Für das Bezauer Büro war es nicht nur der erste große Bau für Kunstschaffende, sondern auch ein Kontext, der mit starker Präsenz und Eigenwilligkeit herausforderte. Ziel sei es gewesen, einen Baukörper zu entwerfen, der sich stimmig in den denkmalgeschützten Komplex einfügt, zugleich aber auch ein Alleinstellungsmerkmal hat, erklärt Markus Innauer. Mit sichtbarem Tragwerk und schwarzer Farbgebung nimmt der Neubau Bezug auf die charakteristische Stahlkonstruktion des Bestands. Hinzu kommt eine demokratische Raumstruktur: Das mittig in den Hof gesetzte Volumen hat keine Rückseite, sondern kann über große Türen zu allen vier Seiten gleichermaßen kommunikativ geöffnet werden. Außenräume mit unterschiedlichem Charakter – sei es der großzügige Vorplatz oder ein intimer Grünraum mit Bäumen, die Joseph Beuys in den 1980er-Jahren als künstlerischen Beitrag für die Documenta pflanzte – sind als flexibel bespielbare Open-Air-Bereiche nutzbar und erweitern die Ausstellungsfläche ins Freie. Es hat eine regelrecht klösterlich-kontemplative Anmutung, wie der einer geheimnisvollen Schatulle gleichende Bau dabei vom Laubengang des Bestands gerahmt wird. Und eine große Selbstverständlichkeit, die davon zeugt, dass der Dialog mit der vorhandenen Architekturgeglückt ist.

„Der Posenenske-Bau überzeugt durch klare Strukturen und eine rohe und direkte
Materialisierung. Diese Themen haben wir aufgegriffen und in die
neue Ausstellungshalle übersetzt.“

Markus Innauer, Architekt

Was das Alleinstellungsmerkmal betrifft, so wurde auch dieses Ziel auf subtile Weise erreicht: Zum einen setzt sich der Neubau durch seine hölzerne Materialität klar von den Betongebäuden ab. Zum anderen werden seine fensterlosen Fassaden von rasterförmig angeordneten runden Glaselementen geprägt, die geradezu skulptural und damit identitätsstiftend wirken. 864 gewölbte Linsen sind es, die in Zusammenarbeit mit dem Bregenzer Betrieb Glas Marte eigens für das Projekt konzipiert wurden. „Wir waren auf der Suche nach einer Lösung, die über den Tagesverlauf diffuses Licht in den Innenraum führt und somit unterschiedliche Stimmungen zulässt.

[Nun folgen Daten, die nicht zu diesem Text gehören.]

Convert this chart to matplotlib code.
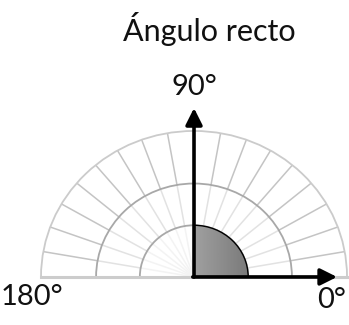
import numpy as np
import matplotlib
matplotlib.use("Agg")
import matplotlib.pyplot as plt
from matplotlib.patches import Arc, Wedge

# data
title = "Ángulo recto"
angle = 90                      # the right angle being shown
tick_angles = list(range(10, 180, 10))   # radial guide lines
radii = [0.354, 0.64, 1.0]      # inner, middle, outer rings
axis_labels = ["0°", "90°", "180°"]

fig = plt.figure(figsize=(3.49, 3.25), dpi=100)
ax = fig.add_axes([0, 0, 1, 1])
ax.set_xlim(-1.268, 1.013)
ax.set_ylim(-0.329, 1.897)
ax.axis("off")

r_in, r_mid, r_out = radii

# radial lines, fading toward the centre
seg_colors = ["#f3f3f3", "#e2e2e2", "#c4c4c4"]
bounds = [0, r_in, r_mid, r_out]
for a in tick_angles:
    t = np.radians(a)
    for i in range(3):
        ax.plot([bounds[i] * np.cos(t), bounds[i + 1] * np.cos(t)],
                [bounds[i] * np.sin(t), bounds[i + 1] * np.sin(t)],
                color=seg_colors[i], lw=1.1, solid_capstyle="butt", zorder=1)

# rings
ring_colors = ["#a8a8a8", "#a8a8a8", "#cbcbcb"]
for r, c in zip(radii, ring_colors):
    ax.add_patch(Arc((0, 0), 2 * r, 2 * r, theta1=0, theta2=180,
                     color=c, lw=1.3, zorder=2))

# base line
ax.plot([-r_out, r_out], [0, 0], color="#cccccc", lw=2.2, zorder=2)

# shaded angle with a grey gradient
wedge = Wedge((0, 0), r_in, 0, angle, facecolor="none",
              edgecolor="black", lw=1.0, zorder=5)
ax.add_patch(wedge)
grad = np.linspace(0, 1, 100).reshape(1, -1)
im = ax.imshow(grad, extent=[0, r_in, 0, r_in], cmap="gray_r",
               vmin=-2.5, vmax=4.2, aspect="auto", zorder=4,
               interpolation="bilinear")
im.set_clip_path(wedge)

# arrows
arrow = dict(arrowstyle="-|>,head_length=1.0,head_width=0.5",
             mutation_scale=10, lw=2.6, color="black",
             shrinkA=0, shrinkB=0)
ax.annotate("", xy=(0, 1.157), xytext=(0, 0), arrowprops=arrow, zorder=6)
ax.annotate("", xy=(0.935, 0), xytext=(-0.008, 0), arrowprops=arrow, zorder=6)

font = ["Lato", "DejaVu Sans"]
txt = dict(ha="center", va="center", family=font, color="#111111")
ax.text(0.10, 1.70, title, fontsize=22, **txt)
ax.text(0.0, 1.30, axis_labels[1], fontsize=21, **txt)
ax.text(-1.06, -0.135, axis_labels[2], fontsize=21, **txt)
ax.text(0.90, -0.155, axis_labels[0], fontsize=21, **txt)

fig.savefig("out.png", dpi=100)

Gleichzeitig sollte die Fassade eine gewisse Plastizität erfahren“, erzählt Markus Innauer über die Ideenfindung. Höchste Zeit, einen Blick in das Innere zu werfen. Es besteht aus einem einzigen, rund 450 Quadratmeter großen Raum, der von naturbelassenen Holzoberflächen dominiert wird. Mithilfe von an Deckenschienen laufenden Schiebewänden lässt er sich flexibel unterteilen, zum Beispiel in drei vollständig voneinander getrennte Einheiten. Dies ermöglicht unterschiedliche Nutzungen. Sind alle Wandelemente in einer Ecke zusammengeschoben, kann der Blick frei schweifen. Aber Moment – braucht ein Ausstellungsraum nicht gerade möglichst viele stabile, neutrale Wände? Das mögen sich auch die Studierenden anfangs gefragt haben, die in der Halle ihre Arbeiten öffentlich ausstellen.

Doch soll diese eben kein herkömmlicher „White Cube“ sein, sondern Experimentierfeld und Produktionsort. Form und Materialität ihrer Architektur laden zu kreativer Auseinandersetzung und installativen Formaten ein. Mittlerweile gibt es bereits eine Vielzahl überraschender Displaysysteme, die Studierende für den Raum entwickelt haben. Dass er gut funktioniert, zeigte sich schon kurz nach seiner Eröffnung im Sommer 2022, als zufällig vorbeiflanierendes Publikum der Documenta die hier präsentierte Schau für einen offiziellen Teil derselben hielt.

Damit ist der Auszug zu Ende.